Saturday, September 13, 2008

Down with Cars!

I love reading news from the UK. Despite how "Americanized" many of them say they are, you can always find an interesting perspective from someone fighting pretty hard to deny that claim.

I found this article today in the online version of The Guardian. It's old (almost three years), but still relevant to our class discussions about the effect of Transportation on suburban development and urban decline. The title of the article is (haha): "They Call Themselves Libertarians; I think they're antisocial bastards". The tag line states: "The car is slowly turning us, like the Americans and the Australians, into a nation that recognizes only the freedom to act."

The author rambles on about non-relevant issues for the majority of his rant, but this quote stood out:
It is strange to see how the car has been overlooked as an agent of political change. We know that the breaking of the unions, the dismantling of the welfare state and the sale of council houses that Margaret Thatcher pioneered made us more individualistic. But the way in which the transition from individualism to the next phase of neoliberalism - libertarianism - was assisted by her transport policies has been largely ignored. She knew what she was doing. She spoke of "the great car-owning democracy", and asserted that "a man who, beyond the age of 26, finds himself on a bus can count himself as a failure". Her road-building programme was an exercise in both civil and social engineering. "Economics are the method," she told us, "the object is to change the soul." The slowly shifting consciousness of the millions who spend much of their day sitting in traffic makes interventionist government ever harder.

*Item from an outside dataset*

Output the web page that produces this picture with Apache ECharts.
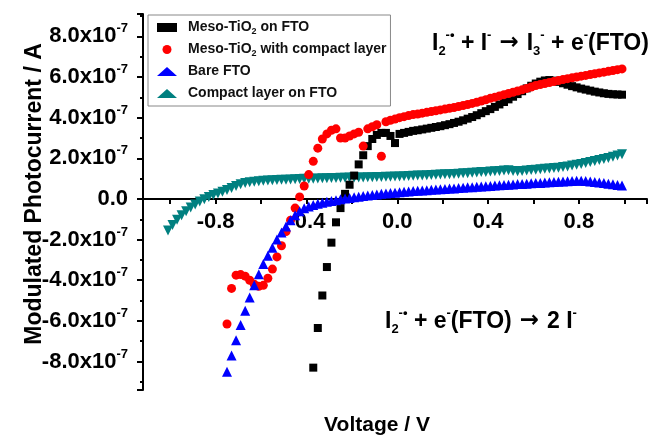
<!DOCTYPE html>
<html>
<head>
<meta charset="utf-8">
<script src="https://cdn.jsdelivr.net/npm/echarts@6/dist/echarts.min.js"></script>
<style>
html, body { margin: 0; padding: 0; background: #fff; }
#chart { width: 665px; height: 440px; }
</style>
</head>
<body>
<div id="chart"></div>
<script>
// photocurrent values are in units of 1e-7 A, voltage in V
const mesoFto = [
  [-0.37,-8.3],[-0.35,-6.35],[-0.33,-4.75],[-0.31,-3.35],[-0.29,-2.15],[-0.27,-1.15],[-0.25,-0.45],[-0.23,0.25],
  [-0.21,0.7],[-0.19,1.15],[-0.17,1.7],[-0.15,2.15],[-0.13,2.6],[-0.11,2.95],[-0.09,3.15],[-0.07,3.25],
  [-0.05,3.25],[-0.03,3.1],[-0.01,2.75],[0.01,3.2],[0.03,3.25],[0.05,3.3],[0.07,3.35],[0.09,3.38],
  [0.11,3.42],[0.13,3.46],[0.15,3.5],[0.17,3.54],[0.19,3.58],[0.21,3.63],[0.23,3.68],[0.25,3.74],
  [0.27,3.8],[0.29,3.87],[0.31,3.95],[0.33,4.03],[0.35,4.12],[0.37,4.22],[0.39,4.32],[0.41,4.42],
  [0.43,4.53],[0.45,4.65],[0.47,4.77],[0.49,4.9],[0.51,5.03],[0.53,5.16],[0.55,5.3],[0.57,5.44],
  [0.59,5.57],[0.61,5.68],[0.63,5.77],[0.65,5.83],[0.67,5.85],[0.69,5.82],[0.71,5.76],[0.73,5.69],
  [0.75,5.62],[0.77,5.55],[0.79,5.49],[0.81,5.43],[0.83,5.38],[0.85,5.33],[0.87,5.28],[0.89,5.24],
  [0.91,5.2],[0.93,5.17],[0.95,5.15],[0.97,5.14],[0.99,5.13]
];
const mesoCompact = [
  [-0.75,-6.15],[-0.73,-4.4],[-0.71,-3.75],[-0.69,-3.72],[-0.67,-3.8],[-0.65,-4.0],[-0.63,-4.2],[-0.61,-4.3],
  [-0.59,-4.25],[-0.57,-3.9],[-0.55,-3.45],[-0.53,-2.85],[-0.51,-2.3],[-0.49,-1.6],[-0.47,-1.05],[-0.45,-0.45],
  [-0.43,0.1],[-0.41,0.64],[-0.39,1.2],[-0.37,1.85],[-0.35,2.5],[-0.33,2.95],[-0.31,3.2],[-0.29,3.38],
  [-0.27,3.45],[-0.25,3.0],[-0.23,3.0],[-0.21,3.1],[-0.19,3.2],[-0.17,3.28],[-0.15,2.6],[-0.13,3.45],
  [-0.11,3.55],[-0.09,3.65],[-0.07,2.1],[-0.05,3.8],[-0.03,3.87],[-0.01,3.93],[0.01,4.0],[0.03,4.05],
  [0.05,4.1],[0.07,4.15],[0.09,4.18],[0.11,4.22],[0.13,4.26],[0.15,4.3],[0.17,4.34],[0.19,4.38],
  [0.21,4.42],[0.23,4.46],[0.25,4.5],[0.27,4.55],[0.29,4.6],[0.31,4.65],[0.33,4.7],[0.35,4.76],
  [0.37,4.82],[0.39,4.88],[0.41,4.95],[0.43,5.01],[0.45,5.07],[0.47,5.13],[0.49,5.19],[0.51,5.25],
  [0.53,5.31],[0.55,5.37],[0.57,5.44],[0.59,5.51],[0.61,5.58],[0.63,5.63],[0.65,5.68],[0.67,5.73],
  [0.69,5.78],[0.71,5.83],[0.73,5.88],[0.75,5.92],[0.77,5.96],[0.79,6.0],[0.81,6.04],[0.83,6.08],
  [0.85,6.12],[0.87,6.16],[0.89,6.2],[0.91,6.24],[0.93,6.28],[0.95,6.32],[0.97,6.36],[0.99,6.4]
];
const bareFto = [
  [-0.75,-8.5],[-0.73,-7.7],[-0.71,-6.95],[-0.69,-6.2],[-0.67,-5.5],[-0.65,-4.85],[-0.63,-4.25],[-0.61,-3.7],
  [-0.59,-3.2],[-0.57,-2.8],[-0.55,-2.4],[-0.53,-2.0],[-0.51,-1.65],[-0.49,-1.35],[-0.47,-1.05],[-0.45,-0.8],
  [-0.43,-0.6],[-0.41,-0.46],[-0.39,-0.37],[-0.37,-0.3],[-0.35,-0.24],[-0.33,-0.19],[-0.31,-0.14],[-0.29,-0.1],
  [-0.27,-0.06],[-0.25,-0.02],[-0.23,0.02],[-0.21,0.05],[-0.19,0.08],[-0.17,0.11],[-0.15,0.14],[-0.13,0.17],
  [-0.11,0.2],[-0.09,0.22],[-0.07,0.25],[-0.05,0.27],[-0.03,0.29],[-0.01,0.31],[0.01,0.33],[0.03,0.35],
  [0.05,0.37],[0.07,0.39],[0.09,0.4],[0.11,0.42],[0.13,0.43],[0.15,0.45],[0.17,0.46],[0.19,0.48],
  [0.21,0.49],[0.23,0.51],[0.25,0.52],[0.27,0.54],[0.29,0.55],[0.31,0.57],[0.33,0.58],[0.35,0.6],
  [0.37,0.61],[0.39,0.63],[0.41,0.64],[0.43,0.66],[0.45,0.67],[0.47,0.69],[0.49,0.7],[0.51,0.71],
  [0.53,0.73],[0.55,0.74],[0.57,0.75],[0.59,0.77],[0.61,0.78],[0.63,0.79],[0.65,0.81],[0.67,0.82],
  [0.69,0.84],[0.71,0.85],[0.73,0.86],[0.75,0.87],[0.77,0.88],[0.79,0.89],[0.81,0.89],[0.83,0.88],
  [0.85,0.86],[0.87,0.84],[0.89,0.81],[0.91,0.78],[0.93,0.75],[0.95,0.72],[0.97,0.69],[0.99,0.66]
];
const compactFto = [
  [-1.01,-1.55],[-0.99,-1.28],[-0.97,-1.02],[-0.95,-0.8],[-0.93,-0.6],[-0.91,-0.42],[-0.89,-0.27],[-0.87,-0.13],
  [-0.85,-0.01],[-0.83,0.1],[-0.81,0.19],[-0.79,0.27],[-0.77,0.35],[-0.75,0.44],[-0.73,0.54],[-0.71,0.64],
  [-0.69,0.72],[-0.67,0.78],[-0.65,0.82],[-0.63,0.85],[-0.61,0.87],[-0.59,0.89],[-0.57,0.91],[-0.55,0.92],
  [-0.53,0.93],[-0.51,0.94],[-0.49,0.95],[-0.47,0.96],[-0.45,0.97],[-0.43,0.98],[-0.41,0.99],[-0.39,1.0],
  [-0.37,1.0],[-0.35,1.01],[-0.33,1.02],[-0.31,1.02],[-0.29,1.03],[-0.27,1.03],[-0.25,1.04],[-0.23,1.04],
  [-0.21,1.05],[-0.19,1.05],[-0.17,1.06],[-0.15,1.06],[-0.13,1.07],[-0.11,1.07],[-0.09,1.08],[-0.07,1.08],
  [-0.05,1.09],[-0.03,1.09],[-0.01,1.1],[0.01,1.11],[0.03,1.12],[0.05,1.13],[0.07,1.14],[0.09,1.15],
  [0.11,1.16],[0.13,1.17],[0.15,1.18],[0.17,1.19],[0.19,1.2],[0.21,1.21],[0.23,1.22],[0.25,1.23],
  [0.27,1.24],[0.29,1.26],[0.31,1.27],[0.33,1.29],[0.35,1.3],[0.37,1.32],[0.39,1.33],[0.41,1.35],
  [0.43,1.36],[0.45,1.38],[0.47,1.4],[0.49,1.41],[0.51,1.38],[0.53,1.36],[0.55,1.38],[0.57,1.4],
  [0.59,1.42],[0.61,1.44],[0.63,1.46],[0.65,1.48],[0.67,1.5],[0.69,1.52],[0.71,1.54],[0.73,1.57],
  [0.75,1.6],[0.77,1.64],[0.79,1.68],[0.81,1.72],[0.83,1.77],[0.85,1.82],[0.87,1.87],[0.89,1.92],
  [0.91,1.97],[0.93,2.02],[0.95,2.08],[0.97,2.14],[0.99,2.2]
];
const seriesNames = ['Meso-TiO2 on FTO', 'Meso-TiO2 with compact layer', 'Bare FTO', 'Compact layer on FTO'];
const xTickLabels = ['-0.8', '-0.4', '0.0', '0.4', '0.8'];
const yTickLabels = [-8, -6, -4, -2, 0, 2, 4, 6, 8];

const chart = echarts.init(document.getElementById('chart'));
const FONT = 'Liberation Sans, Arial, sans-serif';
const GRID_BOTTOM = 50;

function richSet(size, sub) {
  return {
    n: { fontSize: size, fontWeight: 'bold', fontFamily: FONT, color: '#000', lineHeight: size + 6 },
    arr: { fontSize: size, fontWeight: 'bold', fontFamily: 'DejaVu Sans', color: '#000', lineHeight: size + 6 },
    sub: { fontSize: sub, fontWeight: 'bold', fontFamily: FONT, color: '#000', lineHeight: sub + 1, verticalAlign: 'bottom' },
    sup: { fontSize: sub, fontWeight: 'bold', fontFamily: FONT, color: '#000', lineHeight: sub + 1, verticalAlign: 'top' }
  };
}

chart.setOption({
  animation: false,
  backgroundColor: '#fff',
  grid: { left: 143, right: 18, top: 14, bottom: GRID_BOTTOM, outerBoundsMode: 'none' },
  legend: {
    orient: 'vertical',
    left: 148, top: 15,
    data: seriesNames,
    borderColor: '#888', borderWidth: 1,
    padding: [4, 4, 4, 9],
    itemWidth: 20, itemHeight: 9, itemGap: 5,
    formatter: name => name.replace('TiO2', 'TiO{sub|2}'),
    textStyle: {
      fontSize: 14, fontWeight: 'bold', fontFamily: FONT, color: '#111', lineHeight: 17,
      padding: [0, 0, 0, 6],
      rich: { sub: { fontSize: 9, fontWeight: 'bold', fontFamily: FONT, color: '#111', lineHeight: 8, verticalAlign: 'bottom' } }
    }
  },
  xAxis: {
    type: 'value', min: -1.12, max: 1.1, splitNumber: 11,
    position: 'bottom',
    name: 'Voltage / V', nameLocation: 'middle', nameGap: 216, nameMoveOverlap: false,
    nameTextStyle: { fontSize: 21, fontWeight: 'bold', fontFamily: FONT, color: '#000', padding: [0, 36, 0, 0] },
    axisLine: { onZero: false, lineStyle: { color: '#000', width: 2 } },
    axisTick: { length: 5, lineStyle: { color: '#000', width: 2 } },
    splitLine: { show: false },
    axisLabel: {
      margin: 12, fontSize: 22, fontWeight: 'bold', fontFamily: FONT, color: '#000',
      formatter: v => {
        const s = (Math.round(v * 10) / 10).toFixed(1);
        const q = v / 0.4;
        return Math.abs(q - Math.round(q)) < 1e-6 && xTickLabels.includes(s) ? s : '';
      }
    }
  },
  yAxis: {
    type: 'value', min: -9.4, max: 9.1, splitNumber: 9,
    name: 'Modulated Photocurrent / A', nameLocation: 'middle', nameGap: 97, nameMoveOverlap: false,
    nameTextStyle: { fontSize: 23, fontWeight: 'bold', fontFamily: FONT, color: '#000', padding: [0, 0, 0, 16] },
    axisLine: { onZero: false, lineStyle: { color: '#000', width: 2 } },
    axisTick: { length: 6, lineStyle: { color: '#000', width: 2 } },
    minorTick: { show: true, splitNumber: 2, length: 3, lineStyle: { color: '#000', width: 2 } },
    splitLine: { show: false },
    axisLabel: {
      margin: 15,
      rich: richSet(22, 13),
      formatter: v => {
        const r = Math.round(v);
        if (Math.abs(v - r) > 1e-6 || !yTickLabels.includes(r)) return '';
        if (r === 0) return '{n|0.0}';
        return '{n|' + r.toFixed(1) + 'x10}{sup|-7}';
      }
    }
  },
  graphic: [
    {
      type: 'text', left: 432, top: 29,
      style: {
        text: '{n|I}{sub|2}{sup|-•}{n| + I}{sup|-}{arr| → }{n|I}{sub|3}{sup|-}{n| + e}{sup|-}{n|(FTO)}',
        rich: richSet(23, 13)
      }
    },
    {
      type: 'text', left: 385, top: 307,
      style: {
        text: '{n|I}{sub|2}{sup|-•}{n| + e}{sup|-}{n|(FTO)}{arr| → }{n|2 I}{sup|-}',
        rich: richSet(23, 13)
      }
    }
  ],
  series: [
    {
      name: seriesNames[3], type: 'scatter', data: compactFto,
      symbol: 'triangle', symbolRotate: 180, symbolSize: 10,
      itemStyle: { color: '#008080', opacity: 1 }
    },
    {
      name: seriesNames[0], type: 'scatter', data: mesoFto,
      symbol: 'rect', symbolSize: 8,
      itemStyle: { color: '#000', opacity: 1 }
    },
    {
      name: seriesNames[1], type: 'scatter', data: mesoCompact,
      symbol: 'circle', symbolSize: 9,
      itemStyle: { color: '#ff0000', opacity: 1 }
    },
    {
      name: seriesNames[2], type: 'scatter', data: bareFto,
      symbol: 'triangle', symbolSize: 10,
      itemStyle: { color: '#0000ff', opacity: 1 }
    }
  ]
});

// the x axis crosses the y axis at zero current: move it there through the y scale
const zeroY = chart.convertToPixel({ yAxisIndex: 0 }, 0);
const bottomY = chart.getHeight() - GRID_BOTTOM;
chart.setOption({ xAxis: { offset: zeroY - bottomY } });
</script>
</body>
</html>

The difference between the age of Herbert Morrison and the age of Peter Mandelson can be accounted for, in part, by the motorcar.
Wow... seems as though the US wasn't the only country to have it's political leaders seemingly mandate the need for your own car. In class we talked about how the rise of the automobile effected settlement patterns. Citizens were no longer "constrained" at all by existing public transportation such as streetcars or railroads.

Now, we are at a time when citizens are clamoring for the re-establishment of public transportation. Unfortunately, when you have had past iconic leaders such as Margaret Thatcher publicly lobbying for the opposite, you have quite a mountain to overcome. I think it can be done, but the question now is how long will it take?